From the workshop discussions and presentations it is clear that only a large scale galactic survey reaching microarcsecond accuracy for the astrometric parameters can rigorously address the fundamental questions of the formation and evolution of our Galaxy. As a by-product of the mission, many important astrophysical issues will also be addressed. These include distance scale and luminosity calibrations, and the search for dark matter in the Galaxy. In addition Gaia will detect large numbers of extrasolar planets and brown dwarfs, hundreds of thousands of new asteroids and millions of multiple star systems. By the end of the five-year mission Gaia observations will result in an unprecedented stereoscopic census of the Galaxy.

In addition to lively discussions on the scientific potential of Gaia, the workshop also considered the potential difficulties associated with the large data volume which will be created by Gaia. A five-year mission which will generate astrometric and photometric measurements for one billion stars presents a challange in terms of data storage and data analysis. Fortunately many large-scale projects are already considering solutions to these problems – solutions from which Gaia can benefit.



23 November 1998

This week plans for the Gaia space astrometry mission will be presented to more than 70 scientists from all over Europe when they gather in Leiden (Netherlands) for the Gaia workshop.

Hosted by The Lorentz Center and Leiden Observatory (University of Leiden), the workshop will provide scientists with the opportunity to learn about the current status and scientific prospects of Gaia. They will also have the opportunity to participate in discussions aimed at consolidating the scientific and technical report to be prepared for the ESA advisory groups.

Gaia (Global Astrometric Interferometer for Astrophysics) is an advanced astrometric mission proposed, in 1995, as a Cornerstone Mission within the ESA Horizon 2000+ science plan, which aims:

  • to measure distances and velocities of more than a billion stars in our Galaxy
  • to provide:
    • highly accurate astrometric data: positions, distances and proper motions (10 microarcsecond at 15 mag);
    • multiplicity and orbital motions;
    • multi-colour photometry at hundreds of separate epochs;
    • radial velocities (a few km/sec at 17 mag).

Gaia’s unique observational strengths are:

  • its unprecedented accuracy (2-3 orders of magnitudes more accurate than Hipparcos, and five orders of magnitude more accurate than ground observations);
  • its extremely large sample observational capabilities (with one billion stars, the catalogue will be 10,000 times larger than Hipparcos; and it will observe 1 per cent of the total number of stars in our Galaxy);
  • its very faint limiting magnitude (at 20 mag, more than 5 orders of magnitude fainter than the completeness limit of Hipparcos);
  • its on-board source detection and measurement capabilities complete to the detection limit of about 20 mag.
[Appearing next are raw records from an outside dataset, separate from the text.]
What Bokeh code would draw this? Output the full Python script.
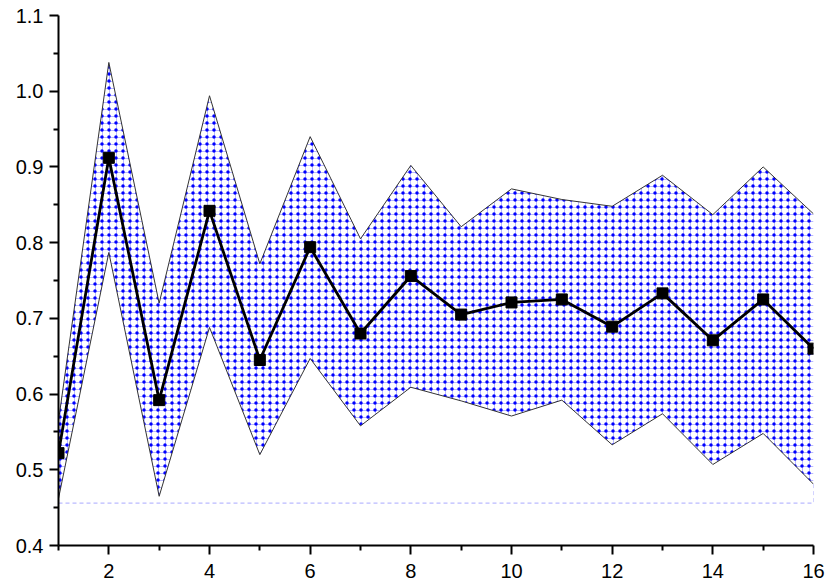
from bokeh.plotting import figure
from bokeh.models import Range1d, FixedTicker, NumeralTickFormatter
from bokeh.embed import file_html
from bokeh.resources import INLINE

# ---- data ----
x = list(range(1, 17))
mean = [0.522, 0.912, 0.592, 0.842, 0.645, 0.794, 0.680, 0.756,
        0.705, 0.721, 0.725, 0.689, 0.733, 0.671, 0.725, 0.660]
upper = [0.565, 1.038, 0.720, 0.994, 0.772, 0.940, 0.805, 0.902,
         0.821, 0.871, 0.857, 0.848, 0.889, 0.837, 0.900, 0.838]
lower = [0.462, 0.787, 0.465, 0.688, 0.520, 0.647, 0.558, 0.609,
         0.591, 0.571, 0.592, 0.533, 0.574, 0.507, 0.548, 0.481]
baseline = 0.456

x_major = [2, 4, 6, 8, 10, 12, 14, 16]
x_minor = [1, 3, 5, 7, 9, 11, 13, 15]
y_major = [0.4, 0.5, 0.6, 0.7, 0.8, 0.9, 1.0, 1.1]
y_minor = [0.45, 0.55, 0.65, 0.75, 0.85, 0.95, 1.05]

p = figure(width=828, height=584, x_range=Range1d(1, 16), y_range=Range1d(0.4, 1.1),
           output_backend="svg", toolbar_location=None,
           min_border_left=58, min_border_right=15, min_border_top=15, min_border_bottom=39)
p.outline_line_color = None
p.grid.visible = False
p.background_fill_color = "white"

# band fill: light-blue grid + blue dots
p.varea(x=x, y1=lower, y2=upper, fill_color="white",
        hatch_pattern="cross", hatch_color="#b8b8ff", hatch_scale=7, hatch_weight=1)
p.varea(x=x, y1=lower, y2=upper, fill_alpha=0,
        hatch_pattern="dot", hatch_color="#0000ff", hatch_scale=7, hatch_weight=6)

p.line(x, upper, line_color="#333333", line_width=1)
p.line(x, lower, line_color="#333333", line_width=1)

# baseline of fill area
p.line([x[0], x[-1], x[-1]], [baseline, baseline, lower[-1]],
       line_color="#a8a8ff", line_width=1, line_dash="4 3")

# mean line
p.line(x, mean, line_color="black", line_width=2.8)
p.scatter(x, mean, marker="square", size=11, fill_color="black", line_color="black")

# axes
p.xaxis.ticker = FixedTicker(ticks=x_major, minor_ticks=x_minor)
p.yaxis.ticker = FixedTicker(ticks=y_major, minor_ticks=y_minor)
p.yaxis.formatter = NumeralTickFormatter(format="0.0")
for ax in (p.xaxis[0], p.yaxis[0]):
    ax.axis_line_width = 2
    ax.axis_line_color = "black"
    ax.major_tick_line_width = 2
    ax.minor_tick_line_width = 2
    ax.major_tick_line_color = "black"
    ax.minor_tick_line_color = "black"
    ax.major_tick_out = 9
    ax.major_tick_in = 0
    ax.minor_tick_out = 5
    ax.minor_tick_in = 0
    ax.major_label_text_font = "Liberation Sans"
    ax.major_label_text_font_size = "20px"
    ax.major_label_text_color = "black"
p.yaxis.major_label_standoff = 6
p.xaxis.major_label_standoff = 9

open("out.html", "w").write(file_html(p, INLINE))
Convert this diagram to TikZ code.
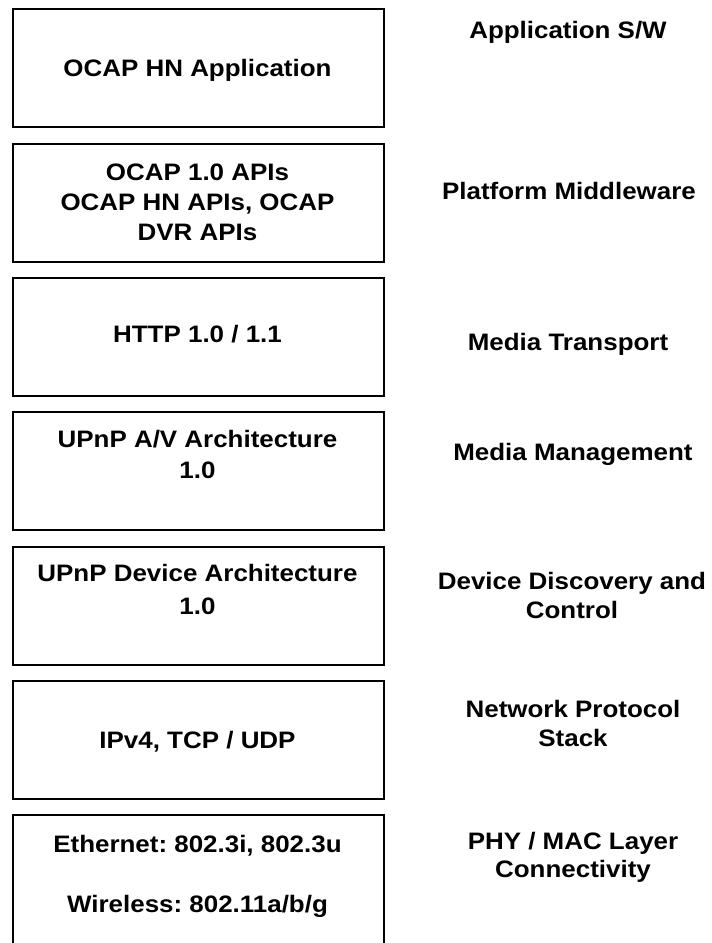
\documentclass[tikz,border=0pt]{standalone}
\usepackage{fontspec}
\setmainfont[FakeStretch=1.09]{Liberation Sans}
\frenchspacing
\begin{document}
\begin{tikzpicture}[x=1pt,y=-1pt,
  box/.style={draw=black, line width=1.5pt, minimum width=371pt, minimum height=118pt, inner sep=0pt, anchor=north west},
  txt/.style={anchor=base, inner sep=0pt, font=\fontsize{23.8}{29}\selectfont\bfseries}]
\useasboundingbox (0,0) rectangle (712,943);
\clip (0,0) rectangle (712,943);
% left stack boxes
\node[box] (b1) at (12,8) {};
\node[box] (b2) at (12,143) {};
\node[box] (b3) at (12,277) {};
\node[box] (b4) at (12,411) {};
\node[box] (b5) at (12,546) {};
\node[box] (b6) at (12,680) {};
\node[box, minimum height=160pt] (b7) at (12,814) {};
% box texts
\node[txt] (t1) at (197.5,76) {OCAP HN Application};
\node[txt] (t2a) at (197.5,180) {OCAP 1.0 APIs};
\node[txt] (t2b) at (197.5,210) {OCAP HN APIs, OCAP};
\node[txt] (t2c) at (197.5,240) {DVR APIs};
\node[txt] (t3) at (197.5,342) {HTTP 1.0 / 1.1};
\node[txt] (t4a) at (197.5,447) {UPnP A/V Architecture};
\node[txt] (t4b) at (197.5,478) {1.0};
\node[txt] (t5a) at (197.5,581) {UPnP Device Architecture};
\node[txt] (t5b) at (197.5,614) {1.0};
\node[txt] (t6) at (197.5,748) {IPv4, TCP / UDP};
\node[txt] (t7a) at (197.5,852) {Ethernet: 802.3i, 802.3u};
\node[txt] (t7b) at (197.5,912) {Wireless: 802.11a/b/g};
% right labels
\node[txt] (r1) at (568,38) {Application S/W};
\node[txt] (r2) at (569,199) {Platform Middleware};
\node[txt] (r3) at (568,350) {Media Transport};
\node[txt] (r4) at (573,460) {Media Management};
\node[txt] (r5a) at (572,589) {Device Discovery and};
\node[txt] (r5b) at (572,618) {Control};
\node[txt] (r6a) at (573,717) {Network Protocol};
\node[txt] (r6b) at (573,746) {Stack};
\node[txt] (r7a) at (573,849) {PHY / MAC Layer};
\node[txt] (r7b) at (573,877) {Connectivity};
\end{tikzpicture}
\end{document}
This will ensure complete and unbiased samples at the faintest magnitudes, and will mean that variables, burst sources, lensing events, etc will be measured as they occur.

As a result Gaia will uniquely address astrophysical issues such as:

  • the formation and evolution of our Galaxy;
  • dynamics of the Local Group Galaxies;
  • the occurrence and statistics of planetary systems (some 200,000 stars within 200 parsec will be rigorously scrutinised for the presence of Jupiter mass planetary companions);
  • wide angle space metric analyses;
  • the luminosity and dynamics of rare astrophysical objects.